▶ PROMPT
Where does the string "code" appear in the records? Copy every line that contains it.

▶ RECORDS PROVIDED
-------

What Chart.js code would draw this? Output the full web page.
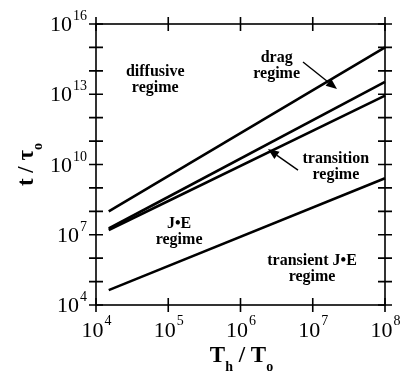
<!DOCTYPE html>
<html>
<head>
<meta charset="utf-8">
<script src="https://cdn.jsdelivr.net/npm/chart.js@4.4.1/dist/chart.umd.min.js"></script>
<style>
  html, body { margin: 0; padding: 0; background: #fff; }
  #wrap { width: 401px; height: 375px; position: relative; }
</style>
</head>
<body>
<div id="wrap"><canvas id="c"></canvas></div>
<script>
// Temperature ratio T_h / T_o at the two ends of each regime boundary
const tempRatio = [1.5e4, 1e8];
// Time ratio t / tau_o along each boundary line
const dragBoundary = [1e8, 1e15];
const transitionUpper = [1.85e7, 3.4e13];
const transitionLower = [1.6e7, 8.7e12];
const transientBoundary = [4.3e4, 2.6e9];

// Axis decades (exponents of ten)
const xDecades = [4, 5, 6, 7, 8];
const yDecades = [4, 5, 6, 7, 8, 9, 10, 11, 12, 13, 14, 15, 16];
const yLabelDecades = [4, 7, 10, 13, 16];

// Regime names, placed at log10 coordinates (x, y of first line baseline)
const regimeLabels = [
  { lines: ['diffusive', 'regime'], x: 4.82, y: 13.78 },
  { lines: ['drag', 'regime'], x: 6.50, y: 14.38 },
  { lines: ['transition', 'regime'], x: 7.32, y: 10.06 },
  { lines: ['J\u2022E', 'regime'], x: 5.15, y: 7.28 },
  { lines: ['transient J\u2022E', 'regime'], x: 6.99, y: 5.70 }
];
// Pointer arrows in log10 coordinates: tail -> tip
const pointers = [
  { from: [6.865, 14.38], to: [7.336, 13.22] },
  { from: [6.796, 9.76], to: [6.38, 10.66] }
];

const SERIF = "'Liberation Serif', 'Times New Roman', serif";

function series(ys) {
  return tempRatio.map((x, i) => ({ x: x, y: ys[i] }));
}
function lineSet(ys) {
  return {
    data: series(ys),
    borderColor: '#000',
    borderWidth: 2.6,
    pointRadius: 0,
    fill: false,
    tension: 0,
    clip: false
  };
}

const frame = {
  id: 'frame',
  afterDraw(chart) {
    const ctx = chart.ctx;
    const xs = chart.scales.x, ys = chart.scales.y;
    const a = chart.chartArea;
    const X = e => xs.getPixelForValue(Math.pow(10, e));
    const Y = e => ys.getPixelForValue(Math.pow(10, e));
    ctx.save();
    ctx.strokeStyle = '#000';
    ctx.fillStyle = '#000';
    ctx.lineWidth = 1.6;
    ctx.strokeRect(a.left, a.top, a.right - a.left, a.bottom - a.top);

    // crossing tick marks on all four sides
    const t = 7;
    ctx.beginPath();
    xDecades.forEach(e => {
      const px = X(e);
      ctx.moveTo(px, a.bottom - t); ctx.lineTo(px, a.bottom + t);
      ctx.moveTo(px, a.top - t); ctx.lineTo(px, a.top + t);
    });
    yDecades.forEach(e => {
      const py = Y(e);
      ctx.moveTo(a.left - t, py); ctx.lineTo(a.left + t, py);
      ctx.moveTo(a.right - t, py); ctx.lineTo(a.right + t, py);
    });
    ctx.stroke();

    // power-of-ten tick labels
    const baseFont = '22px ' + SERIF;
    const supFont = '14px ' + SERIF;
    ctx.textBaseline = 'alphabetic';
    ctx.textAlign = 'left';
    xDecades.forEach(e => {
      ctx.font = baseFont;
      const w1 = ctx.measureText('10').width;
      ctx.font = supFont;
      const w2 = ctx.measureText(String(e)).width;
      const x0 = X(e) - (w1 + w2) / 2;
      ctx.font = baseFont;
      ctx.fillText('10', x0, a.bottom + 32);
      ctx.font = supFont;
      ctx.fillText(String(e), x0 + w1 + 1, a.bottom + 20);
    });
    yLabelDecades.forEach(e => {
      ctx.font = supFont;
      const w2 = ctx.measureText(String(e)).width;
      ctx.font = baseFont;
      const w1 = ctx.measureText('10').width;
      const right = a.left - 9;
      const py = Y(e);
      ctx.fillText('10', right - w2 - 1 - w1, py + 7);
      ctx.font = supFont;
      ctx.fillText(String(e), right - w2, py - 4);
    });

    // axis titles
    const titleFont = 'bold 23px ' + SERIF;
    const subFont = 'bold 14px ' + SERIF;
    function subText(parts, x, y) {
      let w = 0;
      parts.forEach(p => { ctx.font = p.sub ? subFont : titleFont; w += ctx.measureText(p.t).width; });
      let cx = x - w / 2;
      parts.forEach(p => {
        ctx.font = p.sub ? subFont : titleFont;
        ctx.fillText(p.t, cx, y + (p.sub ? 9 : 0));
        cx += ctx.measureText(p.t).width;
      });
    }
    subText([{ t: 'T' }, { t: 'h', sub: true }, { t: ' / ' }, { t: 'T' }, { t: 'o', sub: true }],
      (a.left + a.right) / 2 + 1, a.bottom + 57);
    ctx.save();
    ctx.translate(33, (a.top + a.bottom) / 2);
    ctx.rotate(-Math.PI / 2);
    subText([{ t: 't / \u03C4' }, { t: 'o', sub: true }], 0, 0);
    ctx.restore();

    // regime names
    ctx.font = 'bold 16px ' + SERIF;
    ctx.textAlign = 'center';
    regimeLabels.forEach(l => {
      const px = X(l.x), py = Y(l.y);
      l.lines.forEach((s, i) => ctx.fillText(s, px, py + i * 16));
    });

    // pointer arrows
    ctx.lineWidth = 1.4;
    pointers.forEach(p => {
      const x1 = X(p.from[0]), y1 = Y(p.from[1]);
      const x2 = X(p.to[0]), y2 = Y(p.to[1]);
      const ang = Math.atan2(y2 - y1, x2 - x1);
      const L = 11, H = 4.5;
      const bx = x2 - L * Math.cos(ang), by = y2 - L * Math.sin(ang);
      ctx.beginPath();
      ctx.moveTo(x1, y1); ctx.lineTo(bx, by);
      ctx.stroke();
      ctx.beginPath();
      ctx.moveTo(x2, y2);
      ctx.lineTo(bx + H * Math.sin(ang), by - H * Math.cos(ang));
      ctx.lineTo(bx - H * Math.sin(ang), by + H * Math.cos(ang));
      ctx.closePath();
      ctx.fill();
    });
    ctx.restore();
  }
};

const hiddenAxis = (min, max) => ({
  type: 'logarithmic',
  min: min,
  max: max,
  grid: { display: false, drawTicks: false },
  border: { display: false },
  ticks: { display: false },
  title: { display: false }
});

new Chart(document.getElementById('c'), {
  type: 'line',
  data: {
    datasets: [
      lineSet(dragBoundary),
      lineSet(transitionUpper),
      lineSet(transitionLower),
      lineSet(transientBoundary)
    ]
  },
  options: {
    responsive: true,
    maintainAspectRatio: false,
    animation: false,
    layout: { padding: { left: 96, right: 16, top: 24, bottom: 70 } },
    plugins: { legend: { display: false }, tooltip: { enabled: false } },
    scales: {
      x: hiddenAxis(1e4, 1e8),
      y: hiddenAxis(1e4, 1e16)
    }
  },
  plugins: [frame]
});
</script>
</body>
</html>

-------

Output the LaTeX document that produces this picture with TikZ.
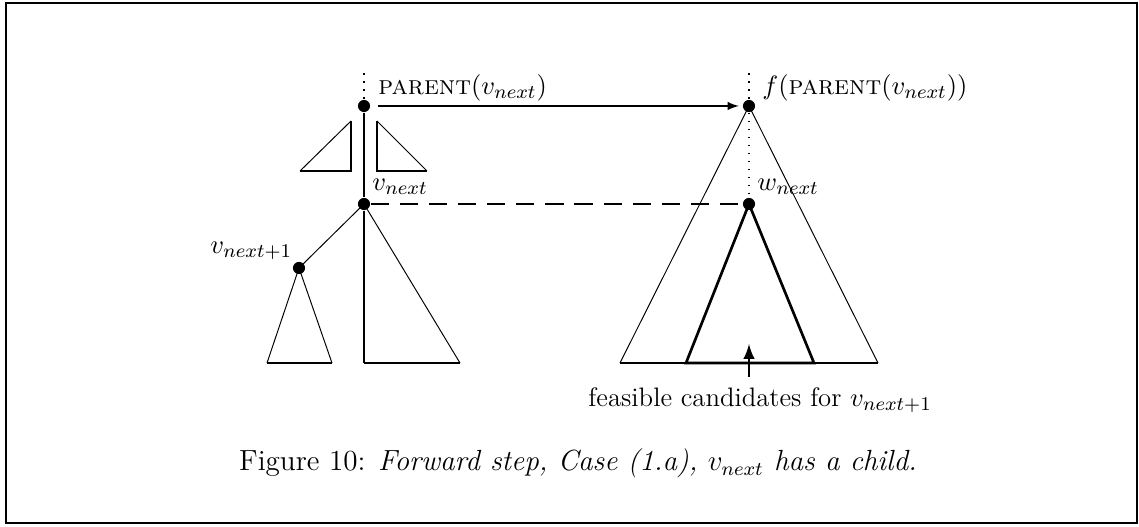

-------

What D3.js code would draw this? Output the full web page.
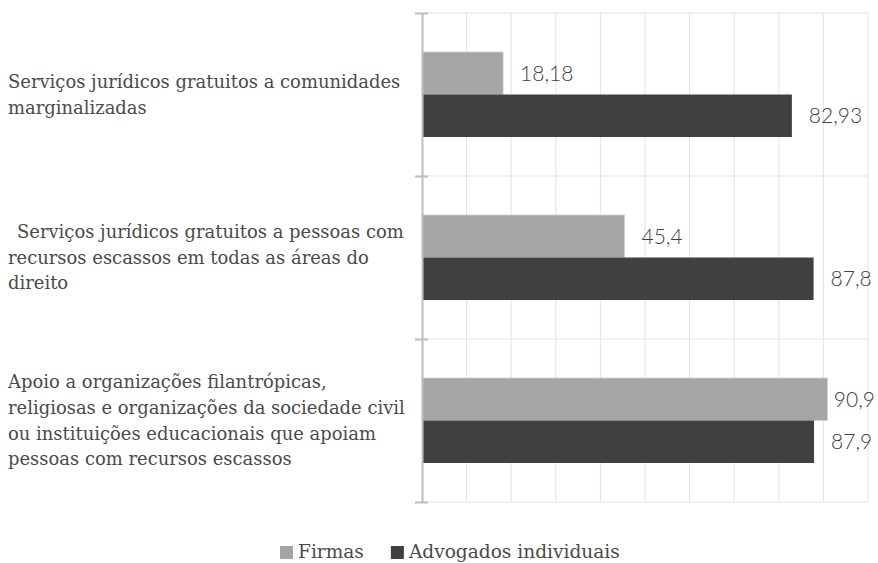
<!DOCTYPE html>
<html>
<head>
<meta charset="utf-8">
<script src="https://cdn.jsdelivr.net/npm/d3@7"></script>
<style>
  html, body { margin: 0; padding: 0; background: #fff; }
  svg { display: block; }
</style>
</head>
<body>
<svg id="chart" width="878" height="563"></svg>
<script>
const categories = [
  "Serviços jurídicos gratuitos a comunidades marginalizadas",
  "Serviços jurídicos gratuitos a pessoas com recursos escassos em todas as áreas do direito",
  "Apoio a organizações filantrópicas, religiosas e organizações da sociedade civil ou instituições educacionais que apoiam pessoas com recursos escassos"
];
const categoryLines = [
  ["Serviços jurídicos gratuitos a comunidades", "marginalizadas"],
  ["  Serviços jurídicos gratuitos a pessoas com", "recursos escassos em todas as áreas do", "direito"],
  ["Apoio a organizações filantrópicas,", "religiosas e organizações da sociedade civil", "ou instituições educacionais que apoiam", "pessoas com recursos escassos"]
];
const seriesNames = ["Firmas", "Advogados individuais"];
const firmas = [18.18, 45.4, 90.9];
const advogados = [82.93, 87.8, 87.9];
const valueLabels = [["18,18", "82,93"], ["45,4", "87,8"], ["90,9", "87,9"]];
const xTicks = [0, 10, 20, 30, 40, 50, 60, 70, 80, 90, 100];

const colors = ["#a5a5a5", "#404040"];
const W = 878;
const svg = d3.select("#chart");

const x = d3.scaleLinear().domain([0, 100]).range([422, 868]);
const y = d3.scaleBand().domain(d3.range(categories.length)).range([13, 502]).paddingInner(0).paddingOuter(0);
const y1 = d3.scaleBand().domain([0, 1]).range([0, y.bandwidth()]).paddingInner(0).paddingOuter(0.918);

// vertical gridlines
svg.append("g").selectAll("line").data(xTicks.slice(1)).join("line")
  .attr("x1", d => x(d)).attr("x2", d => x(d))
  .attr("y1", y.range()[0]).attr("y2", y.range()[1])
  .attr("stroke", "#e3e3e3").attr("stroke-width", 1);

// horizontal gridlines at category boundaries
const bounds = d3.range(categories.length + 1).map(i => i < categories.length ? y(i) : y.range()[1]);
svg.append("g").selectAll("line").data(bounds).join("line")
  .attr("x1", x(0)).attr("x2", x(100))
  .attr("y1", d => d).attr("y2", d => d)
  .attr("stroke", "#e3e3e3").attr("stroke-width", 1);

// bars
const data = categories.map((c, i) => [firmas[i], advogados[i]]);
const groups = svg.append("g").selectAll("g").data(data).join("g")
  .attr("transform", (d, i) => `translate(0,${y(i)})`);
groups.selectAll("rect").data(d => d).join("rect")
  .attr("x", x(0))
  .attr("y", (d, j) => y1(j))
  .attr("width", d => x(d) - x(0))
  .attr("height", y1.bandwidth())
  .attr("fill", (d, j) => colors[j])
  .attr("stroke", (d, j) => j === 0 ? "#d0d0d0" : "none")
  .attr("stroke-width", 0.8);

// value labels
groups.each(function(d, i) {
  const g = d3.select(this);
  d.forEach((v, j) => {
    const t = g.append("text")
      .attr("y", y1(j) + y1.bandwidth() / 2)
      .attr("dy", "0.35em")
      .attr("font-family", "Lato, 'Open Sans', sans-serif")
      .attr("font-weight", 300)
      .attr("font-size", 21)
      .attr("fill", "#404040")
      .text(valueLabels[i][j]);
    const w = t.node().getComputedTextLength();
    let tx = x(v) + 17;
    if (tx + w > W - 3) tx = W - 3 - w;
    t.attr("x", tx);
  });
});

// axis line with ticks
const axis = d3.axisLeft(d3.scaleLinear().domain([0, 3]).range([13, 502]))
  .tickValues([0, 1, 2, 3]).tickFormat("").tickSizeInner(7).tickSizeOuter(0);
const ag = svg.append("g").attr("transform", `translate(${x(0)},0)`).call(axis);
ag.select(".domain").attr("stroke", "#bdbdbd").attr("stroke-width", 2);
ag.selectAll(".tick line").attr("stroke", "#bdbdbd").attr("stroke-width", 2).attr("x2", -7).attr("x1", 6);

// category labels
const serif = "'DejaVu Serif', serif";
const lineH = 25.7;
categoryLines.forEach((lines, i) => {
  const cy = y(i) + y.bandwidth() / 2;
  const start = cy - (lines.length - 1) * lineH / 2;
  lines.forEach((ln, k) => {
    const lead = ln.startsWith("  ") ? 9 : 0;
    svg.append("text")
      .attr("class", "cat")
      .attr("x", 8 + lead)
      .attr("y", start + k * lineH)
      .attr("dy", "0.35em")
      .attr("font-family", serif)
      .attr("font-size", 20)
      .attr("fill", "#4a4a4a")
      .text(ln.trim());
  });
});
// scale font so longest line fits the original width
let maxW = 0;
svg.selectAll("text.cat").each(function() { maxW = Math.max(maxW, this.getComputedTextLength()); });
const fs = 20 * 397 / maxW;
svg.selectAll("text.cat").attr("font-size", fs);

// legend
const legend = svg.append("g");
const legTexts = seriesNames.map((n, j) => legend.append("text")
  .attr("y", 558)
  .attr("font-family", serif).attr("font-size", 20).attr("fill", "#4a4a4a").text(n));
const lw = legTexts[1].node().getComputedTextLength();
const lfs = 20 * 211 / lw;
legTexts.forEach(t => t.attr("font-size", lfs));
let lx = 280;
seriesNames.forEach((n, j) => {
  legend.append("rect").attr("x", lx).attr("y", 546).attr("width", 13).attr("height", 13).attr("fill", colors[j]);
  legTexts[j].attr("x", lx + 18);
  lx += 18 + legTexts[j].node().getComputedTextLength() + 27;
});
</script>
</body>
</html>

-------

▶ EXPECTED OUTPUT
What Chart.js code would draw this? Output the full web page.
What D3.js code would draw this? Output the full web page.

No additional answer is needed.